Obtaining a telephone not the easy matter it is in most other countries, and often entails waiting for four of five years unless one has recourse to the black market…Telephone are still so scarce in private houses that it is an unwritten law that when anyone is lucky or rich enough to obtain one the use of it shall be extended to his neighbours. John Morris, in Traveller from Tokyo, 1945
Times have changed, we no longer have a five year wait, or a need for the black market, nor do we need to share with our neighbours, but the Japanese love affair with the phone continues unabated. When I first arrived in Tokyo in 2012, I couldn’t help but notice how many smartphones or Sumātofon were used by everyday commuters. Before I knew about the differences between Tokyo-ites and Osakan Japanese, I had divided Japan into different sorts of Sumātofon-jin or smartphone people. Let me introduce you to them.
The Priority Seat Stow-away: I always feel sorry this one. This is the salaryman, who has left work, maybe early, and has an important call he knows he has to take, either from his boss or his wife. He will be found sitting on the Priority seats, looking nervous, Sumātofon in hand (which shall be an Android, never an iPhone – too expensive) waiting for the call, and will pretend to play games as he does.
The Proud Porn Viewer: You remember when I said people in Japan no longer have to share the phone with our neighbours? Well maybe I was wrong, as the case of the Proud Porn Viewer clearly demonstrates. He is usually a salaryman on his way to work or on the way back from it; in fact I have never properly observed this species except during the hours of 7am to 10am and 10pm to midnight. They also found most commonly in certain places, the Yamanote Line on way to Akihabara and back, or on the way to Nippombashi in Osaka. Anywhere Otaku culture can be found. Yet during these times he can be found, quite openly staring at his Sumātofon watching porn. If you sit next to him you get a free show. Good Times, ne?
The Emergency Make-up Checker: Do you need to know if a Japanese woman truly loves you? Right find out if she is one of these people. The Emergency Make-up Checker is rare breed. I always find her on the priority seats, usually on a Friday or Saturday, between the hours of 6pm and 8pm. Her usual habit is to put on her makeup, on the train, as she goes to meet her boyfriend, using the reverse camera option to make sure she looks OK. This task evidently requires also sitting on the priority seats, maybe they are the only seats that are empty, with the right lighting during that time.

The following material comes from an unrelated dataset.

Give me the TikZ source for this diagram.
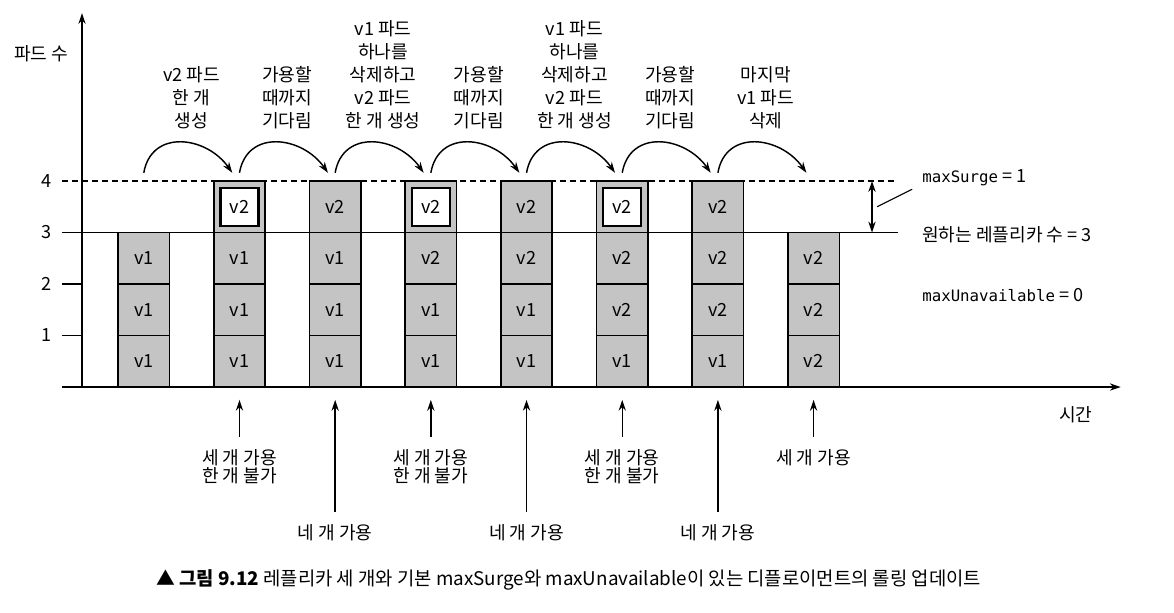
\documentclass[tikz,border=0pt]{standalone}
\usepackage{fontspec}
\setmainfont{Noto Sans CJK KR}
\newfontfamily\monofont{DejaVu Sans Mono}
\usepackage{tikz}
\usetikzlibrary{positioning, arrows.meta}
\definecolor{podgray}{gray}{0.77}

\begin{document}
\begin{tikzpicture}[
    font=\fontsize{10}{12}\selectfont,
    >={Stealth[length=6pt,width=4pt]},
    pod/.style={draw, line width=0.9pt, fill=podgray, minimum width=1cm, minimum height=1cm, inner sep=0pt, outer sep=0pt},
    newbox/.style={draw, line width=1.3pt, fill=white, minimum width=0.74cm, minimum height=0.74cm, inner sep=0pt},
    toplbl/.style={anchor=south, align=center, inner sep=0pt, font=\fontsize{10}{12.8}\selectfont},
    botlbl/.style={anchor=north, align=center, inner sep=0pt, font=\fontsize{10}{10.4}\selectfont},
    hop/.style={->, line width=0.8pt, out=80, in=125, looseness=1.3},
    uparrow/.style={->, line width=0.8pt, shorten <=0.23cm}
]
    \useasboundingbox (-1.592,-4.369) rectangle (21.204,7.515);

    % Assi
    \coordinate (O) at (0,0);
    \coordinate (xstart) at (-0.388,0);
    \coordinate (xend) at (20.17,0);
    \coordinate (yend) at (0,7.26);
    \draw[line width=0.8pt, ->] (xstart) -- (xend);
    \draw[line width=0.8pt, ->] (O) -- (yend);
    \draw[line width=0.8pt] (-0.388,1) -- (0,1);
    \draw[line width=0.8pt] (-0.388,2) -- (0,2);
    \node (ylab) at (-0.79,6.48) {파드 수};
    \node (xlab) at (19.30,-0.54) {시간};
    \node (t1) at (-0.68,1) {1};
    \node (t2) at (-0.68,2) {2};
    \node (t3) at (-0.68,3) {3};
    \node (t4) at (-0.68,4) {4};

    % Livelli 3 e 4
    \draw[line width=0.7pt, dash pattern=on 3.3pt off 2.2pt] (-0.388,4) -- (15.79,4);
    \draw[line width=0.7pt] (-0.388,3) -- (15.84,3);

    % Colonna 1
    \node[pod] (p11) at (1.2,0.5) {v1};
    \node[pod, above=0pt of p11] (p12) {v1};
    \node[pod, above=0pt of p12] (p13) {v1};

    % Colonna 2
    \node[pod] (p21) at (3.058,0.5) {v1};
    \node[pod, above=0pt of p21] (p22) {v1};
    \node[pod, above=0pt of p22] (p23) {v1};
    \node[pod, above=0pt of p23] (p24) {};
    \node[newbox] (n2) at (p24) {v2};

    % Colonna 3
    \node[pod] (p31) at (4.916,0.5) {v1};
    \node[pod, above=0pt of p31] (p32) {v1};
    \node[pod, above=0pt of p32] (p33) {v1};
    \node[pod, above=0pt of p33] (p34) {v2};

    % Colonna 4
    \node[pod] (p41) at (6.774,0.5) {v1};
    \node[pod, above=0pt of p41] (p42) {v1};
    \node[pod, above=0pt of p42] (p43) {v2};
    \node[pod, above=0pt of p43] (p44) {};
    \node[newbox] (n4) at (p44) {v2};

    % Colonna 5
    \node[pod] (p51) at (8.632,0.5) {v1};
    \node[pod, above=0pt of p51] (p52) {v1};
    \node[pod, above=0pt of p52] (p53) {v2};
    \node[pod, above=0pt of p53] (p54) {v2};

    % Colonna 6
    \node[pod] (p61) at (10.490,0.5) {v1};
    \node[pod, above=0pt of p61] (p62) {v2};
    \node[pod, above=0pt of p62] (p63) {v2};
    \node[pod, above=0pt of p63] (p64) {};
    \node[newbox] (n6) at (p64) {v2};

    % Colonna 7
    \node[pod] (p71) at (12.348,0.5) {v1};
    \node[pod, above=0pt of p71] (p72) {v2};
    \node[pod, above=0pt of p72] (p73) {v2};
    \node[pod, above=0pt of p73] (p74) {v2};

    % Colonna 8
    \node[pod] (p81) at (14.206,0.5) {v2};
    \node[pod, above=0pt of p81] (p82) {v2};
    \node[pod, above=0pt of p82] (p83) {v2};

    % Frecce tra i passi
    \coordinate (s1) at (1.2,4.16);    \coordinate (e1) at (2.918,4.16);
    \coordinate (s2) at (3.058,4.16);  \coordinate (e2) at (4.776,4.16);
    \coordinate (s3) at (4.916,4.16);  \coordinate (e3) at (6.634,4.16);
    \coordinate (s4) at (6.774,4.16);  \coordinate (e4) at (8.492,4.16);
    \coordinate (s5) at (8.632,4.16);  \coordinate (e5) at (10.350,4.16);
    \coordinate (s6) at (10.490,4.16); \coordinate (e6) at (12.208,4.16);
    \coordinate (s7) at (12.348,4.16); \coordinate (e7) at (14.066,4.16);
    \draw[hop] (s1) to (e1);
    \draw[hop] (s2) to (e2);
    \draw[hop] (s3) to (e3);
    \draw[hop] (s4) to (e4);
    \draw[hop] (s5) to (e5);
    \draw[hop] (s6) to (e6);
    \draw[hop] (s7) to (e7);

    % Etichette sopra
    \node[toplbl] (l1) at (2.129,5.0) {v2 파드\\한 개\\생성};
    \node[toplbl] (l2) at (3.987,5.0) {가용할\\때까지\\기다림};
    \node[toplbl] (l3) at (5.845,5.0) {v1 파드\\하나를\\삭제하고\\v2 파드\\한 개 생성};
    \node[toplbl] (l4) at (7.703,5.0) {가용할\\때까지\\기다림};
    \node[toplbl] (l5) at (9.561,5.0) {v1 파드\\하나를\\삭제하고\\v2 파드\\한 개 생성};
    \node[toplbl] (l6) at (11.419,5.0) {가용할\\때까지\\기다림};
    \node[toplbl] (l7) at (13.277,5.0) {마지막\\v1 파드\\삭제};

    % maxSurge e repliche
    \coordinate (sg4) at (15.34,4);
    \coordinate (sg3) at (15.34,3);
    \draw[<->, line width=0.8pt] (sg4) -- (sg3);
    \coordinate (lead) at (15.44,3.50);
    \coordinate (leadend) at (16.12,3.84);
    \draw[line width=0.6pt] (lead) -- (leadend);
    \node[anchor=west, inner sep=0pt] (ms) at (16.31,4.06) {{\monofont\fontsize{8.7}{10}\selectfont maxSurge} = 1};
    \node[anchor=west, inner sep=0pt] (rep) at (16.31,2.95) {원하는 레플리카 수 = 3};
    \node[anchor=west, inner sep=0pt] (mu) at (16.31,1.79) {{\monofont\fontsize{8.7}{10}\selectfont maxUnavailable} = 0};

    % Frecce sotto
    \coordinate (a2) at (3.058,-0.25);
    \coordinate (a3) at (4.916,-0.25);
    \coordinate (a4) at (6.774,-0.25);
    \coordinate (a5) at (8.632,-0.25);
    \coordinate (a6) at (10.490,-0.25);
    \coordinate (a7) at (12.348,-0.25);
    \coordinate (a8) at (14.206,-0.25);
    \node[botlbl] (b2) at (3.058,-1.2) {세 개 가용\\한 개 불가};
    \node[botlbl] (b3) at (4.916,-2.66) {네 개 가용};
    \node[botlbl] (b4) at (6.774,-1.2) {세 개 가용\\한 개 불가};
    \node[botlbl] (b5) at (8.632,-2.66) {네 개 가용};
    \node[botlbl] (b6) at (10.490,-1.2) {세 개 가용\\한 개 불가};
    \node[botlbl] (b7) at (12.348,-2.66) {네 개 가용};
    \node[botlbl] (b8) at (14.206,-1.2) {세 개 가용};
    \draw[uparrow] (b2.north) -- (a2);
    \draw[uparrow] (b3.north) -- (a3);
    \draw[uparrow] (b4.north) -- (a4);
    \draw[uparrow] (b5.north) -- (a5);
    \draw[uparrow] (b6.north) -- (a6);
    \draw[uparrow] (b7.north) -- (a7);
    \draw[uparrow] (b8.north) -- (a8);

    % Didascalia
    \node[font=\fontsize{10.4}{12}\selectfont] (cap) at (9.45,-3.75) {{\bfseries ▲ 그림 9.12} 레플리카 세 개와 기본 maxSurge와 maxUnavailable이 있는 디플로이먼트의 롤링 업데이트};
\end{tikzpicture}
\end{document}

The Annoying Gaijin Tourist: He’s never been on a JR Train before, and yes he is usually a male. He doesn’t know it’s not really allowed to take photos, or that you are drunk, and probably don’t want your photo taken, or that yes you are British, and yes have lived here for almost 18 months. This one, I suggest you observe at a distance. But sometimes, this species of Smartphone user gets lost, can’t find his territory or his herd, and as such times it is both safe and advisable to approach. Prepare your best ‘PEACE’ sign for photos though.
It must also be understood that all Japanese Sumātofon users have to hold the phone a foot away from their eyes, and can never look at you or their feet, as bad things would happen if they looked up away from the screen.